Set down all of the data exactly as it appears.

MATERIAL PROVIDED
────────────────────

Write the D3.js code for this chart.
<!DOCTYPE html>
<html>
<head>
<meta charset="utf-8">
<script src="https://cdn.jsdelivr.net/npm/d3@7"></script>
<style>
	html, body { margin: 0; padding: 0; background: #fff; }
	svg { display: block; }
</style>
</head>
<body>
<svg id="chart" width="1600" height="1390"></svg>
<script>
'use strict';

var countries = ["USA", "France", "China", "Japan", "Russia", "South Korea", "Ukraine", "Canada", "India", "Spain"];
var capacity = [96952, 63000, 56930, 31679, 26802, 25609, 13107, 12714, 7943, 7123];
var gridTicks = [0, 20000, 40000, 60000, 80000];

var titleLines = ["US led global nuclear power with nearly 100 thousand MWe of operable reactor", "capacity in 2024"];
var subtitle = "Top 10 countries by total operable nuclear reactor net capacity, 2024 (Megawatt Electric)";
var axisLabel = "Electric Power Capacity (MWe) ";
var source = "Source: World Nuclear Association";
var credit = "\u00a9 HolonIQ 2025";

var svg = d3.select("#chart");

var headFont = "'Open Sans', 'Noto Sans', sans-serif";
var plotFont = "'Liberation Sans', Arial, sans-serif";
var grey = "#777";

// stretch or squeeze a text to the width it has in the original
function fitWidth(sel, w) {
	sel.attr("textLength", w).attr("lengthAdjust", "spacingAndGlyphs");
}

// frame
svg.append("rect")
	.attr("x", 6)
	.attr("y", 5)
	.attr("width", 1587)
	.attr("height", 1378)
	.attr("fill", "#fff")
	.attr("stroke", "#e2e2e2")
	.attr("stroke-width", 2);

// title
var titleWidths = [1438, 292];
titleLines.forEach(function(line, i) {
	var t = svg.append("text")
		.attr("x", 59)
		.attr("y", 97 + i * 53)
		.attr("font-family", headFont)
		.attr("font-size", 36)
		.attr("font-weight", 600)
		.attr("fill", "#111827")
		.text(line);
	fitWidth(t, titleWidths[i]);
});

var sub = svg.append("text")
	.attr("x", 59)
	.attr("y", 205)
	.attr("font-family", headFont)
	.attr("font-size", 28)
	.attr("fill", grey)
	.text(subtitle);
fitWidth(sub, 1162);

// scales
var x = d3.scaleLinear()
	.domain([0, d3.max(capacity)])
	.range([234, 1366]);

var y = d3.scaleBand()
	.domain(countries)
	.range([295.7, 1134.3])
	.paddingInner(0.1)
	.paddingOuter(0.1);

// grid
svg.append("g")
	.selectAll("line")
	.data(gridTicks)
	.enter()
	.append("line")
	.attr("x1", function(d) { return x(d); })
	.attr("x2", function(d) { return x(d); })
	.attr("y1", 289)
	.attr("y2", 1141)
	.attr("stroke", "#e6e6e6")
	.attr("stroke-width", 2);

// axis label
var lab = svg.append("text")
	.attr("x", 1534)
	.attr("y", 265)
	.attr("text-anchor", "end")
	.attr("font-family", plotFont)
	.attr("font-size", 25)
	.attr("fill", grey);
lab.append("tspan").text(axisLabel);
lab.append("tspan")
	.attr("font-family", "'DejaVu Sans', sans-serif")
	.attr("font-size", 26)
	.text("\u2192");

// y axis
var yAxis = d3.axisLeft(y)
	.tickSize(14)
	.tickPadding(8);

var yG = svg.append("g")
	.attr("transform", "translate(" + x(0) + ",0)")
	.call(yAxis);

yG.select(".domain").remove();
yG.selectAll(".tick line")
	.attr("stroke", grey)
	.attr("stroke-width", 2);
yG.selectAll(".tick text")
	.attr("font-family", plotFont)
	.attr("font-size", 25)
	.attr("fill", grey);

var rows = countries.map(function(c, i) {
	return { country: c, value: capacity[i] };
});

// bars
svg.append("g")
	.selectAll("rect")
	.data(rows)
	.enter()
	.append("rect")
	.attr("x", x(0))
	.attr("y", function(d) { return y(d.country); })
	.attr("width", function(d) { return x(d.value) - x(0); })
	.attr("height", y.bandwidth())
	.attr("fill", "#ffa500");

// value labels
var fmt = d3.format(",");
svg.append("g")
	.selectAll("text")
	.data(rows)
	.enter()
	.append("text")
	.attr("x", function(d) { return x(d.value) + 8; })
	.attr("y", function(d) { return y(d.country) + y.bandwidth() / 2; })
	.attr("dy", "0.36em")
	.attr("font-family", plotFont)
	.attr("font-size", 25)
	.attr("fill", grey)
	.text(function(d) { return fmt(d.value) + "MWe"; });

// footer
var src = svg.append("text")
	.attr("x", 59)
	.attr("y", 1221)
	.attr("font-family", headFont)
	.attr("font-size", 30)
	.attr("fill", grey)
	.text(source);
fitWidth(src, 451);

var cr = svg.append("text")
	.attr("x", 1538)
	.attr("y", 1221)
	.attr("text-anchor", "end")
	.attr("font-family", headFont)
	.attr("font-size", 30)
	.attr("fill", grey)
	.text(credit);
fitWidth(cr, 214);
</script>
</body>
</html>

────────────────────

RESULT OF THIS EXERCISE
Write the D3.js code for this chart.
<!DOCTYPE html>
<html>
<head>
<meta charset="utf-8">
<script src="https://cdn.jsdelivr.net/npm/d3@7"></script>
<style>
	html, body { margin: 0; padding: 0; background: #fff; }
	svg { display: block; }
</style>
</head>
<body>
<svg id="chart" width="1600" height="1390"></svg>
<script>
'use strict';

var countries = ["USA", "France", "China", "Japan", "Russia", "South Korea", "Ukraine", "Canada", "India", "Spain"];
var capacity = [96952, 63000, 56930, 31679, 26802, 25609, 13107, 12714, 7943, 7123];
var gridTicks = [0, 20000, 40000, 60000, 80000];

var titleLines = ["US led global nuclear power with nearly 100 thousand MWe of operable reactor", "capacity in 2024"];
var subtitle = "Top 10 countries by total operable nuclear reactor net capacity, 2024 (Megawatt Electric)";
var axisLabel = "Electric Power Capacity (MWe) ";
var source = "Source: World Nuclear Association";
var credit = "\u00a9 HolonIQ 2025";

var svg = d3.select("#chart");

var headFont = "'Open Sans', 'Noto Sans', sans-serif";
var plotFont = "'Liberation Sans', Arial, sans-serif";
var grey = "#777";

// stretch or squeeze a text to the width it has in the original
function fitWidth(sel, w) {
	sel.attr("textLength", w).attr("lengthAdjust", "spacingAndGlyphs");
}

// frame
svg.append("rect")
	.attr("x", 6)
	.attr("y", 5)
	.attr("width", 1587)
	.attr("height", 1378)
	.attr("fill", "#fff")
	.attr("stroke", "#e2e2e2")
	.attr("stroke-width", 2);

// title
var titleWidths = [1438, 292];
titleLines.forEach(function(line, i) {
	var t = svg.append("text")
		.attr("x", 59)
		.attr("y", 97 + i * 53)
		.attr("font-family", headFont)
		.attr("font-size", 36)
		.attr("font-weight", 600)
		.attr("fill", "#111827")
		.text(line);
	fitWidth(t, titleWidths[i]);
});

var sub = svg.append("text")
	.attr("x", 59)
	.attr("y", 205)
	.attr("font-family", headFont)
	.attr("font-size", 28)
	.attr("fill", grey)
	.text(subtitle);
fitWidth(sub, 1162);

// scales
var x = d3.scaleLinear()
	.domain([0, d3.max(capacity)])
	.range([234, 1366]);

var y = d3.scaleBand()
	.domain(countries)
	.range([295.7, 1134.3])
	.paddingInner(0.1)
	.paddingOuter(0.1);

// grid
svg.append("g")
	.selectAll("line")
	.data(gridTicks)
	.enter()
	.append("line")
	.attr("x1", function(d) { return x(d); })
	.attr("x2", function(d) { return x(d); })
	.attr("y1", 289)
	.attr("y2", 1141)
	.attr("stroke", "#e6e6e6")
	.attr("stroke-width", 2);

// axis label
var lab = svg.append("text")
	.attr("x", 1534)
	.attr("y", 265)
	.attr("text-anchor", "end")
	.attr("font-family", plotFont)
	.attr("font-size", 25)
	.attr("fill", grey);
lab.append("tspan").text(axisLabel);
lab.append("tspan")
	.attr("font-family", "'DejaVu Sans', sans-serif")
	.attr("font-size", 26)
	.text("\u2192");

// y axis
var yAxis = d3.axisLeft(y)
	.tickSize(14)
	.tickPadding(8);

var yG = svg.append("g")
	.attr("transform", "translate(" + x(0) + ",0)")
	.call(yAxis);

yG.select(".domain").remove();
yG.selectAll(".tick line")
	.attr("stroke", grey)
	.attr("stroke-width", 2);
yG.selectAll(".tick text")
	.attr("font-family", plotFont)
	.attr("font-size", 25)
	.attr("fill", grey);

var rows = countries.map(function(c, i) {
	return { country: c, value: capacity[i] };
});

// bars
svg.append("g")
	.selectAll("rect")
	.data(rows)
	.enter()
	.append("rect")
	.attr("x", x(0))
	.attr("y", function(d) { return y(d.country); })
	.attr("width", function(d) { return x(d.value) - x(0); })
	.attr("height", y.bandwidth())
	.attr("fill", "#ffa500");

// value labels
var fmt = d3.format(",");
svg.append("g")
	.selectAll("text")
	.data(rows)
	.enter()
	.append("text")
	.attr("x", function(d) { return x(d.value) + 8; })
	.attr("y", function(d) { return y(d.country) + y.bandwidth() / 2; })
	.attr("dy", "0.36em")
	.attr("font-family", plotFont)
	.attr("font-size", 25)
	.attr("fill", grey)
	.text(function(d) { return fmt(d.value) + "MWe"; });

// footer
var src = svg.append("text")
	.attr("x", 59)
	.attr("y", 1221)
	.attr("font-family", headFont)
	.attr("font-size", 30)
	.attr("fill", grey)
	.text(source);
fitWidth(src, 451);

var cr = svg.append("text")
	.attr("x", 1538)
	.attr("y", 1221)
	.attr("text-anchor", "end")
	.attr("font-family", headFont)
	.attr("font-size", 30)
	.attr("fill", grey)
	.text(credit);
fitWidth(cr, 214);
</script>
</body>
</html>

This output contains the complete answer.